Enclosure, Farranacliff, Co. Tipperary
Co. Tipperary |
Enclosures
At Farranacliff in County Tipperary, a low oval earthwork sits on a north-facing slope in ordinary pasture, easy to overlook and harder still to enter.
The enclosure measures roughly 28 metres across, and what gives it an unusual character is not just its age but the way the modern world has quietly altered it. The fosse, a defensive ditch encircling the bank, has been deepened on its north-east to southern arc and pressed into service as a field drainage channel, blurring the line between ancient monument and working farmland. That section of ditch does not appear on the most recent Ordnance Survey six-inch mapping, which suggests the conversion is relatively recent, a small act of agricultural pragmatism imposed on something that had likely stood largely undisturbed for centuries.
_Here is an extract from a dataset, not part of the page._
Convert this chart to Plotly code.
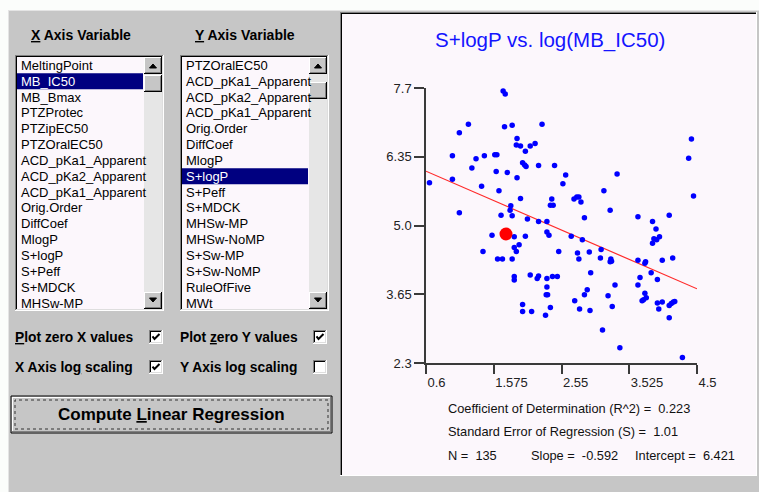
import plotly.graph_objects as go

W, H = 759, 492

# ---------------- data ----------------
x_vals = [1.71, 1.74, 1.21, 1.08, 1.73, 1.84, 2.27, 1.91, 1.90, 1.96, 2.03, 2.10, 2.17, 0.98, 1.32,
          1.44, 1.59, 1.62, 1.99, 2.02, 2.04, 2.22, 2.45, 1.26, 1.61, 1.77, 1.91, 0.65, 0.98, 1.40,
          1.65, 1.96, 2.41, 2.39, 2.43, 1.08, 1.82, 1.81, 1.68, 1.84, 2.06, 2.22, 2.34,
          4.42, 4.38, 2.61, 2.57, 3.35, 3.16, 4.45, 2.73, 2.77, 2.80, 2.83, 2.88, 3.25, 3.65, 3.86, 4.10,
          1.55, 1.87, 2.03, 1.94, 1.87, 1.90, 1.42, 1.63, 1.70, 1.84, 1.87, 1.87, 2.10, 2.22, 2.20,
          2.34, 2.42, 2.49, 2.34, 2.33, 2.35, 1.99, 2.39, 1.99, 2.12, 2.32, 2.34, 2.37, 2.51,
          3.91, 3.96, 3.88, 3.86, 3.92, 2.69, 2.85, 2.78, 2.80, 2.95, 3.12, 3.11, 3.26, 3.27, 3.25,
          3.65, 3.76, 3.75, 4.00, 4.15, 3.84, 3.93, 2.97, 3.68, 3.65, 3.32, 2.92, 2.88, 3.22, 3.75,
          3.77, 3.73, 3.71, 2.74, 2.81, 2.96, 3.28, 3.93, 4.00, 3.95, 4.10, 4.13, 4.16, 4.18, 4.10,
          3.14, 3.39, 4.29]
y_vals = [7.64, 7.58, 6.99, 6.82, 6.94, 6.97, 6.99, 6.71, 6.58, 6.56, 6.46, 6.56, 6.61, 6.37, 6.31,
          6.37, 6.39, 6.39, 6.23, 6.19, 6.16, 6.18, 6.18, 6.13, 6.06, 6.04, 5.94, 5.84, 5.91, 5.77,
          5.68, 5.53, 5.52, 5.40, 5.40, 5.25, 5.39, 5.30, 5.20, 5.19, 5.13, 5.08, 5.08,
          6.70, 6.32, 5.99, 5.82, 6.01, 5.68, 5.58, 5.52, 5.56, 5.56, 5.46, 5.15, 5.30, 5.17, 5.08, 5.20,
          4.81, 4.78, 4.79, 4.62, 4.57, 4.49, 4.49, 4.34, 4.34, 4.34, 4.00, 3.93, 4.03, 4.01, 3.96,
          3.96, 4.00, 4.00, 3.79, 3.64, 3.64, 3.45, 3.39, 3.31, 3.31, 3.24, 4.87, 4.81, 4.49,
          4.93, 4.78, 4.74, 4.65, 4.72, 4.79, 4.72, 4.46, 4.34, 4.48, 4.53, 4.36, 4.34, 4.30, 4.29,
          4.32, 4.29, 4.26, 4.32, 4.36, 4.07, 3.94, 4.07, 3.98, 3.83, 3.83, 3.74, 3.64, 3.62, 3.67,
          3.58, 3.54, 3.52, 3.52, 3.36, 3.33, 3.41, 3.48, 3.50, 3.36, 3.43, 3.47, 3.50, 3.51, 3.19,
          2.95, 2.60, 2.41]
sel_x = [1.751]
sel_y = [4.833]

slope = -0.592
intercept = 6.421
r_squared = 0.223
std_err = 1.01
n_obs = 135

x_range = [0.6, 4.5]
y_range = [2.3, 7.7]
x_ticks = [0.6, 1.575, 2.55, 3.525, 4.5]
x_tick_text = ["0.6", "1.575", "2.55", "3.525", "4.5"]
y_ticks = [2.3, 3.65, 5.0, 6.35, 7.7]
y_tick_text = ["2.3", "3.65", "5.0", "6.35", "7.7"]

chart_title = "S+logP vs. log(MB_IC50)"

x_list_items = ["MeltingPoint", "MB_IC50", "MB_Bmax", "PTZProtec", "PTZipEC50", "PTZOralEC50",
                "ACD_pKa1_Apparent", "ACD_pKa2_Apparent", "ACD_pKa1_Apparent", "Orig.Order",
                "DiffCoef", "MlogP", "S+logP", "S+Peff", "S+MDCK", "MHSw-MP"]
y_list_items = ["PTZOralEC50", "ACD_pKa1_Apparent", "ACD_pKa2_Apparent", "ACD_pKa1_Apparent",
                "Orig.Order", "DiffCoef", "MlogP", "S+logP", "S+Peff", "S+MDCK", "MHSw-MP",
                "MHSw-NoMP", "S+Sw-MP", "S+Sw-NoMP", "RuleOfFive", "MWt"]
x_sel_index = 1
y_sel_index = 7

# ---------------- helpers (pixel -> paper) ----------------
FONT = "Liberation Sans, Arial, sans-serif"
GRAY = "#c6c6c6"
PANEL = "#fcf7fc"
shapes = []
annots = []


def px(x):
    return x / W


def py(y):
    return 1 - y / H


def rect(x0, y0, x1, y1, fill, line_color=None, lw=1, dash=None):
    d = dict(type="rect", xref="paper", yref="paper",
             x0=px(x0), x1=px(x1), y0=py(y1), y1=py(y0),
             fillcolor=fill, layer="below",
             line=dict(width=lw if line_color else 0, color=line_color or "rgba(0,0,0,0)"))
    if dash:
        d["line"]["dash"] = dash
    shapes.append(d)


def hline(x0, x1, y, color, lw=1):
    shapes.append(dict(type="line", xref="paper", yref="paper", layer="below",
                       x0=px(x0), x1=px(x1), y0=py(y), y1=py(y), line=dict(color=color, width=lw)))


def vline(x, y0, y1, color, lw=1):
    shapes.append(dict(type="line", xref="paper", yref="paper", layer="below",
                       x0=px(x), x1=px(x), y0=py(y0), y1=py(y1), line=dict(color=color, width=lw)))


def path(points, color, fill=None, lw=1, close=False):
    s = "M " + " L ".join(f"{px(a):.5f},{py(b):.5f}" for a, b in points)
    if close:
        s += " Z"
    shapes.append(dict(type="path", xref="paper", yref="paper", path=s, layer="above",
                       fillcolor=fill or "rgba(0,0,0,0)", line=dict(color=color, width=lw)))


def text(x, y, s, size=12, color="#000", bold=False, anchor="left"):
    if bold:
        s = "<b>" + s + "</b>"
    annots.append(dict(xref="paper", yref="paper", x=px(x), y=py(y), text=s,
                       showarrow=False, xanchor=anchor, yanchor="middle",
                       font=dict(family=FONT, size=size, color=color)))


def sunken(x0, y0, x1, y1):
    hline(x0, x1, y0 + 0.5, "#808080")
    vline(x0 + 0.5, y0, y1, "#808080")
    hline(x0 + 1, x1 - 1, y0 + 1.5, "#000000")
    vline(x0 + 1.5, y0 + 1, y1 - 1, "#000000")
    hline(x0, x1, y1 - 0.5, "#ffffff")
    vline(x1 - 0.5, y0, y1, "#ffffff")
    hline(x0 + 1, x1 - 1, y1 - 1.5, "#dedede")
    vline(x1 - 1.5, y0 + 1, y1 - 1, "#dedede")


def raised(x0, y0, x1, y1):
    rect(x0, y0, x1, y1, GRAY)
    hline(x0, x1, y0 + 0.5, "#ffffff")
    vline(x0 + 0.5, y0, y1, "#ffffff")
    hline(x0, x1, y1 - 0.5, "#000000")
    vline(x1 - 0.5, y0, y1, "#000000")
    hline(x0 + 1, x1 - 1, y1 - 1.5, "#808080")
    vline(x1 - 1.5, y0 + 1, y1 - 1, "#808080")


# ---------------- window chrome ----------------
rect(8, 10, 759, 492, GRAY)
hline(8, 759, 10.5, "#e4e4e4")
vline(8.5, 10, 492, "#e4e4e4")

# headers
text(29, 35, "<u>X</u> Axis Variable", size=14, bold=True)
text(193, 35, "<u>Y</u> Axis Variable", size=14, bold=True)

ROW0, ROWH = 65.3, 15.85


def listbox(x0, x1, items, sel, thumb_y):
    y0, y1 = 55, 311
    rect(x0, y0, x1, y1, PANEL)
    sunken(x0, y0, x1, y1)
    sb0 = x1 - 20
    for i, name in enumerate(items):
        yc = ROW0 + i * ROWH
        if i == sel:
            rect(x0 + 2, yc - 8, sb0 - 1, yc + 8, "#000080")
            text(x0 + 4, yc, name, size=13, color="#ffffff")
        else:
            text(x0 + 4, yc, name, size=13, color="#000000")
    # scrollbar
    rect(sb0, y0 + 2, x1 - 2, y1 - 2, "#e6e6e6")
    raised(sb0, y0 + 2, x1 - 2, y0 + 19)
    raised(sb0, thumb_y, x1 - 2, thumb_y + 17)
    raised(sb0, y1 - 19, x1 - 2, y1 - 2)
    cx = (sb0 + x1 - 2) / 2
    path([(cx - 3.5, y0 + 13), (cx + 3.5, y0 + 13), (cx, y0 + 9)], "#000", fill="#000", close=True)
    path([(cx - 3.5, y1 - 13), (cx + 3.5, y1 - 13), (cx, y1 - 9)], "#000", fill="#000", close=True)


listbox(15, 164, x_list_items, x_sel_index, 75)
listbox(180, 329, y_list_items, y_sel_index, 82)


def checkbox(x, y, checked):
    rect(x, y, x + 14, y + 14, "#ffffff")
    sunken(x, y, x + 14, y + 14)
    if checked:
        path([(x + 3.5, y + 6.5), (x + 5.5, y + 9), (x + 10.5, y + 4)], "#000", lw=2)


CHK = 13.8
text(13, 337, "<u>P</u>lot zero X values", size=CHK, bold=True)
checkbox(149, 330, True)
text(178, 337, "Plot <u>z</u>ero Y values", size=CHK, bold=True)
checkbox(313, 330, True)
text(13, 367, "X Axis lo<u>g</u> scaling", size=CHK, bold=True)
checkbox(149, 360, True)
text(178, 367, "Y Axis lo<u>g</u> scaling", size=CHK, bold=True)
checkbox(313, 360, False)

# button
rect(11, 396, 332, 433, GRAY, "#000000", lw=1)
hline(12, 331, 397.5, "#ffffff")
vline(12.5, 397, 432, "#ffffff")
hline(12, 331, 431.5, "#808080")
vline(330.5, 397, 432, "#808080")
rect(15, 400, 328, 429, "rgba(0,0,0,0)", "#333333", lw=1, dash="dot")
text(171, 414, "Compute <u>L</u>inear Regression", size=17, bold=True, anchor="center")

# plot panel
rect(340, 12, 757, 476, PANEL)
hline(340, 757, 12.5, "#808080")
vline(340.5, 12, 476, "#808080")
hline(341, 756, 13.5, "#000000")
vline(341.5, 13, 475, "#000000")
hline(340, 757, 475.5, "#ffffff")
vline(756.5, 12, 476, "#ffffff")

text(550, 40, chart_title, size=20.5, color="#1414ff", anchor="center")

STAT = 12.8
text(446, 408, f"Coefficient of Determination (R^2) =  {r_squared:.3f}", size=STAT, color="#111")
text(446, 431, f"Standard Error of Regression (S) =  {std_err:.2f}", size=STAT, color="#111")
text(446, 455, f"N =  {n_obs}", size=STAT, color="#111")
text(529, 455, f"Slope =  {slope:.3f}", size=STAT, color="#111")
text(633, 455, f"Intercept =  {intercept:.3f}", size=STAT, color="#111")

# ---------------- traces ----------------
fig = go.Figure()
reg_y = [intercept + slope * v for v in x_range]
fig.add_trace(go.Scatter(x=x_range, y=reg_y, mode="lines",
                         line=dict(color="#ff2a2a", width=1.2), hoverinfo="skip"))
fig.add_trace(go.Scatter(x=x_vals, y=y_vals, mode="markers",
                         marker=dict(color="#0000ff", size=5.5, line=dict(width=0))))
fig.add_trace(go.Scatter(x=sel_x, y=sel_y, mode="markers",
                         marker=dict(color="#ff0000", size=13, line=dict(width=0))))

axis_common = dict(showgrid=False, zeroline=False, showline=True, linecolor="#3a3a3a", linewidth=1.5,
                   ticks="outside", tickcolor="#3a3a3a", tickwidth=1.5,
                   tickfont=dict(family=FONT, size=13, color="#222"), fixedrange=True)

fig.update_layout(
    autosize=True,
    margin=dict(l=0, r=0, t=0, b=0, autoexpand=False),
    paper_bgcolor="#fbfdfb",
    plot_bgcolor="rgba(0,0,0,0)",
    showlegend=False,
    shapes=shapes,
    annotations=annots,
    xaxis=dict(domain=[426 / W, 697 / W], range=x_range, tickvals=x_ticks, ticktext=x_tick_text,
               ticklen=9, ticklabelposition="outside right", ticklabelstandoff=7, **axis_common),
    yaxis=dict(domain=[1 - 363 / H, 1 - 88 / H], range=y_range, tickvals=y_ticks, ticktext=y_tick_text,
               ticklen=10, **axis_common),
)

fig.write_html("out.html", config={"displayModeBar": False, "responsive": True},
               default_width="100vw", default_height="100vh",
               post_script="document.documentElement.style.margin='0';document.body.style.margin='0';"
                           "document.body.style.overflow='hidden';")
The earthwork itself is defined by a substantial bank: over five metres wide and rising nearly four metres on its exterior face, though only about 0.7 metres on the interior side. That asymmetry is characteristic of enclosures of this type, where the spoil thrown inward from digging the fosse builds up a formidable outer profile while leaving the enclosed ground relatively level. A less clearly defined fosse survives to the south and south-west, though dense vegetation has largely concealed it. The interior is similarly overgrown and, for the most part, impenetrable. What the site offers instead of easy access is context: it is one of at least three conjoined enclosures in this immediate area, linked to a further enclosure to the north-north-east and another to the south-east. Clusters like this can suggest a settlement of some complexity, perhaps a farmstead with associated stock enclosures, though without excavation that remains an open question. The views the site commands to the north-west and north-east hint at why this particular slope was chosen.